Why Democrats should support a work requirement for welfare
There are two key reasons why it is critical there be a work requirement before able-bodied individuals receive welfare: (1) It discourages those who can find a job from going on welfare and consuming limited resources and (2) it helps those who have been on welfare regain the sense of dignity that comes with work and being able to provide for themselves and their families. So why are most Democrats, and especially progressives, so dead set against a work requirement?
Democrats weren’t always so critical of work-for-welfare (sometimes referred to as “workfare”) proposals. In 1996, Congress passed the Personal Responsibility and Work Opportunity Reconciliation Act (PRWORA), which included a provision requiring work to receive cash benefits.
The law replaced the primary cash-grant program, Aid to Families with Dependent Children (AFDC), with Temporary Assistance for Needy Families (TANF). According to the History Channel’s website: “TANF added work requirements for aid, shrinking the number of adults who could qualify for benefits. This legislation also created caps for how long and how much aid a person could receive, as well as instituting harsher punishments for recipients who did not comply with the requirements.”

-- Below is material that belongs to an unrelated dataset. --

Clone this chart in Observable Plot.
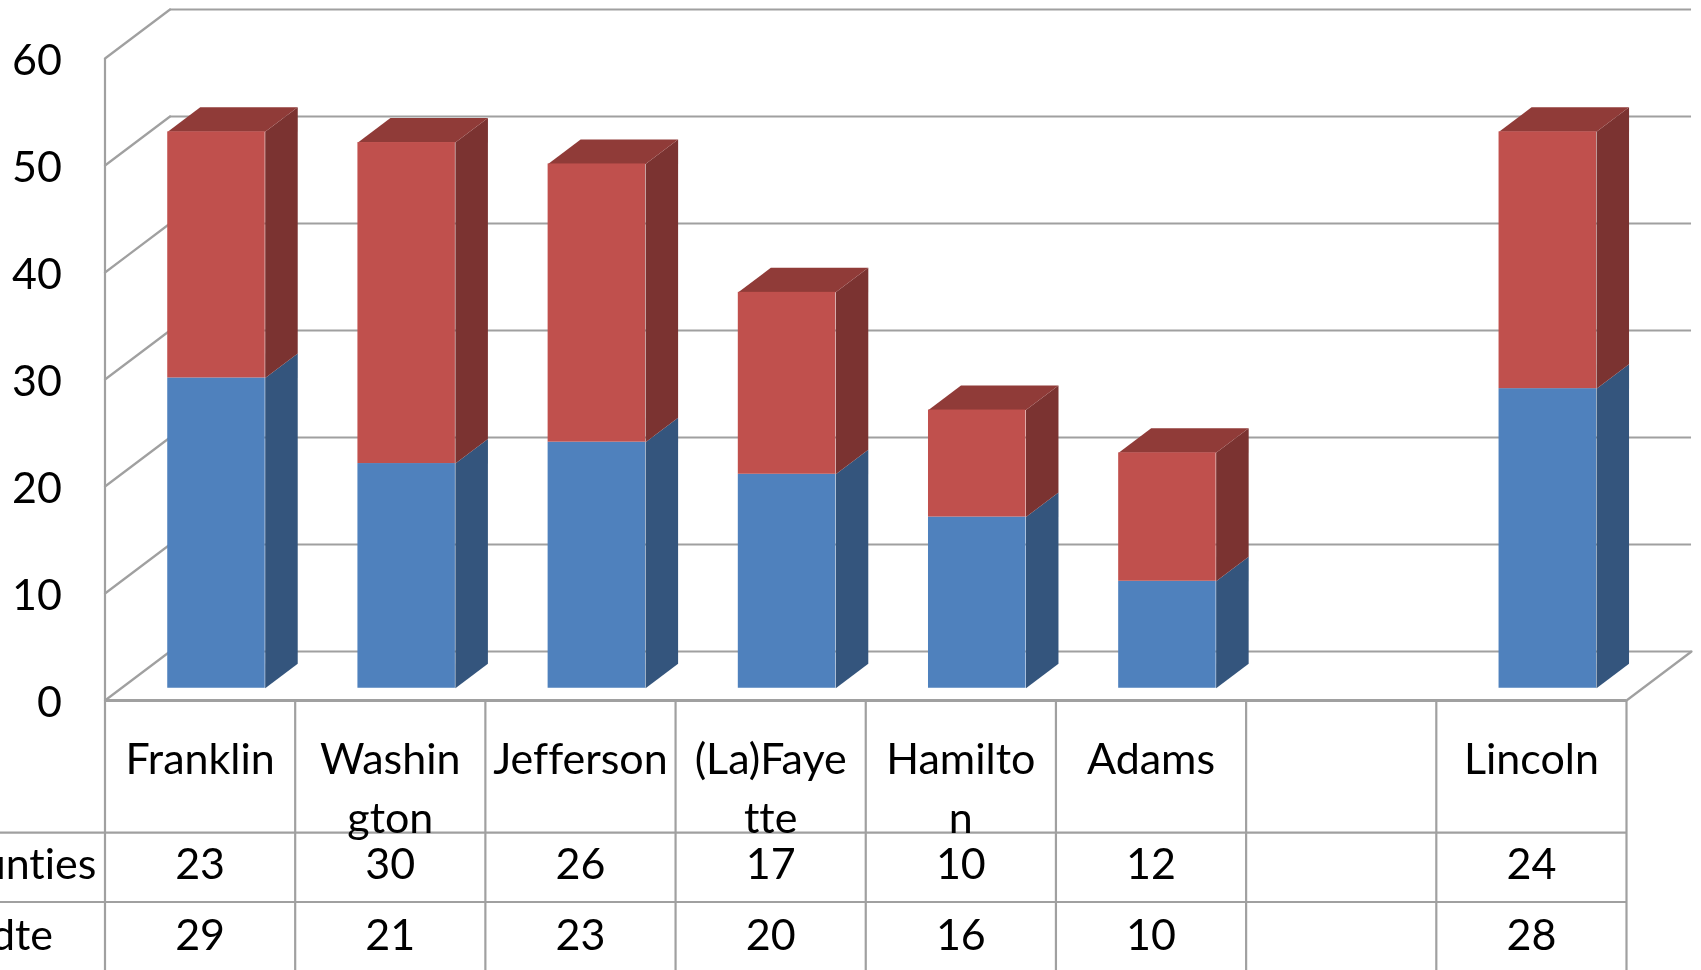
<!DOCTYPE html>
<html>
<head>
<meta charset="utf-8">
<script src="https://cdn.jsdelivr.net/npm/d3@7"></script>
<script src="https://cdn.jsdelivr.net/npm/@observablehq/plot@0.6"></script>
<style>
html,body{margin:0;padding:0;background:#fff;overflow:hidden}
svg{display:block;filter:blur(0.65px)}
svg text{font-variant-ligatures:none}
</style>
</head>
<body>
<div id="chart"></div>
<script>
const categories = ["Franklin", "Washin\ngton", "Jefferson", "(La)Faye\ntte", "Hamilto\nn", "Adams", "", "Lincoln"];
const counties = [23, 30, 26, 17, 10, 12, null, 24];
const dte = [29, 21, 23, 20, 16, 10, null, 28];
const rowLabels = ["unties", "dte"];
const rowLabelEnds = [-0.045, -0.273];
const yTicks = [0, 10, 20, 30, 40, 50, 60];

// Oblique projection: depth d (0 front .. 1 back) shifts a point in data units
const depthX = 65 / 190.12, depthY = 49 / 10.7;
const px = (u, d) => u + d * depthX;
const py = (v, d) => v + d * depthY;
const n = categories.length;
const barLeft = 0.2444, barWidth = 0.5125, dFront = 0.25, dBack = 0.75;

// Table row edges, in value units below the zero line
const rowTop = -12.34, rowMid = -18.83, rowEnd = -25.3, leftEdge = -0.552;
const labelY = -2.95, row1Y = -15.4, row2Y = -22.0;

// Wall and floor lines
const backGrid = yTicks.map(v => ({x1: px(0, 1), x2: px(n, 1), y: py(v, 1)}));
const wallLines = yTicks.flatMap(v => [
  {id: v, x: px(0, 0), y: py(v, 0)},
  {id: v, x: px(0, 1), y: py(v, 1)}
]);
const floorRight = [{x: px(n, 0), y: 0}, {x: px(n, 1), y: py(0, 1)}];

// Bar faces built from the values
const segments = [];
categories.forEach((c, i) => {
  if (dte[i] == null) return;
  segments.push({i, y0: 0, y1: dte[i], s: "dte"});
  segments.push({i, y0: dte[i], y1: dte[i] + counties[i], s: "counties"});
});
const front = segments.map(g => ({
  s: g.s,
  x1: px(g.i + barLeft, dFront), x2: px(g.i + barLeft + barWidth, dFront),
  y1: py(g.y0, dFront), y2: py(g.y1, dFront)
}));
const sideOf = g => {
  const r = g.i + barLeft + barWidth;
  return [
    [r, g.y0, dFront], [r, g.y0, dBack], [r, g.y1, dBack], [r, g.y1, dFront]
  ].map(([u, v, d]) => ({id: g.i + g.s, x: px(u, d), y: py(v, d)}));
};
const blueSides = segments.filter(g => g.s === "dte").flatMap(sideOf);
const redSides = segments.filter(g => g.s === "counties").flatMap(sideOf);
const tops = segments.filter(g => g.s === "counties").flatMap(g => {
  const l = g.i + barLeft, r = l + barWidth;
  return [[l, dFront], [l, dBack], [r, dBack], [r, dFront]]
    .map(([u, d]) => ({id: g.i, x: px(u, d), y: py(g.y1, d)}));
});

const tableVerticals = d3.range(n + 1);
const cells = categories.map((c, i) => ({i, c, a: counties[i], b: dte[i]}));
const gridColor = "#a0a0a0";
const font = {fontFamily: "Lato, Carlito, sans-serif", fontSize: 43, fill: "#000"};

const chart = Plot.plot({
  width: 1701, height: 970,
  marginLeft: 104.5, marginRight: 75, marginTop: 58, marginBottom: 270,
  x: {domain: [0, n], axis: null},
  y: {domain: [0, 60]},
  style: {background: "#fff", overflow: "hidden"},
  marks: [
    // back wall and side wall
    Plot.ruleY(backGrid, {x1: "x1", x2: "x2", y: "y", stroke: gridColor, strokeWidth: 2.2}),
    Plot.line(wallLines, {x: "x", y: "y", z: "id", stroke: gridColor, strokeWidth: 2.2}),
    Plot.line(floorRight, {x: "x", y: "y", stroke: gridColor, strokeWidth: 2.2}),
    Plot.ruleX([0], {y1: 0, y2: 60, stroke: gridColor, strokeWidth: 2.2}),

    // table
    Plot.ruleX(tableVerticals, {y1: 0, y2: rowEnd, stroke: gridColor, strokeWidth: 2.2}),
    Plot.ruleY([0], {x1: 0, x2: n, stroke: gridColor, strokeWidth: 2.8}),
    Plot.ruleY([rowTop, rowMid], {x1: leftEdge, x2: n, stroke: gridColor, strokeWidth: 2.2}),

    // bars
    Plot.line(blueSides, {x: "x", y: "y", z: "id", fill: "#34557d", stroke: "none"}),
    Plot.line(redSides, {x: "x", y: "y", z: "id", fill: "#7b3331", stroke: "none"}),
    Plot.line(tops, {x: "x", y: "y", z: "id", fill: "#903b38", stroke: "none"}),
    Plot.rect(front.filter(d => d.s === "dte"), {x1: "x1", x2: "x2", y1: "y1", y2: "y2", fill: "#4f81bd"}),
    Plot.rect(front.filter(d => d.s === "counties"), {x1: "x1", x2: "x2", y1: "y1", y2: "y2", fill: "#c0504d"}),

    // value axis
    Plot.axisY({
      ticks: yTicks, anchor: "left", tickSize: 0, tickPadding: 43, label: null, dy: 3,
      fontSize: 43, fontFamily: font.fontFamily, color: "#000", fill: "#000"
    }),

    // table text
    Plot.text(cells, {
      x: d => d.i + 0.5, y: labelY, text: "c", lineAnchor: "top", lineHeight: 1.37,
      textAnchor: "middle", ...font
    }),
    Plot.text(cells.filter(d => d.a != null), {x: d => d.i + 0.5, y: row1Y, text: d => String(d.a), ...font}),
    Plot.text(cells.filter(d => d.b != null), {x: d => d.i + 0.5, y: row2Y, text: d => String(d.b), ...font}),
    Plot.text(rowLabels, {
      x: (d, i) => rowLabelEnds[i], y: (d, i) => i === 0 ? row1Y : row2Y, text: d => d,
      textAnchor: "end", ...font
    })
  ]
});
document.getElementById("chart").appendChild(chart);
</script>
</body>
</html>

Did Democrats shun this bill, which was signed and praised by President Bill Clinton, a Democrat? Some did.
But 23 of the Senate’s 47 Democrats voted for the legislation, including … wait for it … Sen. Joe Biden (D-Del.), who proclaimed on the Senate floor, “The culture of welfare must be replaced with the culture of work.”
Unfortunately, two decades of progressive efforts at the state and federal levels, along with pandemic-related welfare expansions, have largely undermined the work requirements.
Republicans in Congress are trying to reestablish workfare, but the congenital flip-flopper in the White House is calling that one of the GOP’s “wacko notions.” In fact, it’s the most sensible thing lawmakers can do.
The biggest challenge to welfare programs is finding a way to separate those who don’t need welfare – because they are able-bodied and employers are struggling to find employees – from those who do.
Welfare programs compete with other valid claims on government funds, so the funding is always limited. Ensuring those who don’t need help stay out of the program means there is more money and time available to provide assistance for those who do need help.
The program I’m most familiar was sponsored by the American Institute for Full Employment, which began in part of Oregon. Social workers told those seeking to enroll in welfare they would have to go to work.
Those who ran Oregon’s pilot program said that once the work requirement was made clear, about a third of the applicants would leave, saying if they had to work, they’d find their own job. Another third needed help finding a job. And another third faced challenges, such as women who had suffered from domestic violence, had a substance abuse issue or had just given birth. Those individuals could avoid the work requirement for a few months while they addressed their challenges, but then they had to go to work.
The New York Times even ran a story about how these social workers were finally getting to their “drawer cases,” people with severe challenges that would take a lot of time to help.
A unique aspect of this program was that it partnered with employers who were desperate to find workers — as many employers are today.
Most were entry-level jobs, which meant the employee could be quickly trained on the job (the best kind of training). The state welfare program covered most of the cost of the new employee for a few months, giving the employer time to see if the employee would work out. If so, the employer could then hire the person.
It was a win-win-win: for the individual, the employer and the state.
The second benefit from work is it can help longtime welfare recipients regain a since of dignity and self-worth.
If progressives are shaking their heads at this notion, it may help to know that Karl Marx agreed. As psychologist and democratic socialist Eric Fromm explains Marx’s concept of human nature, “Labor is the self-expression of man, an expression of his individual physical and mental powers. In this process of genuine activity man develops himself, becomes himself.”
I saw several letters sent to the sponsors of the Oregon plan from people who had been on welfare for years. Both they and their families had lost confidence in them. Getting a job and bringing home a paycheck helped restore some of that confidence.
But they needed a push to get back in the workforce. Workfare provided that push.
Democrats and the media routinely dismiss efforts to link welfare benefits, including Medicaid, to work requirements, claiming most of the recipients already work. If that’s true, what’s the problem?
No one is trying to force workfare on those whose age or mental or physical disabilities keep them from working. But that’s not most welfare recipients. We need more people leaving welfare and entering the workforce. As Joe Biden once said, “The culture of welfare must be replaced with the culture of work.”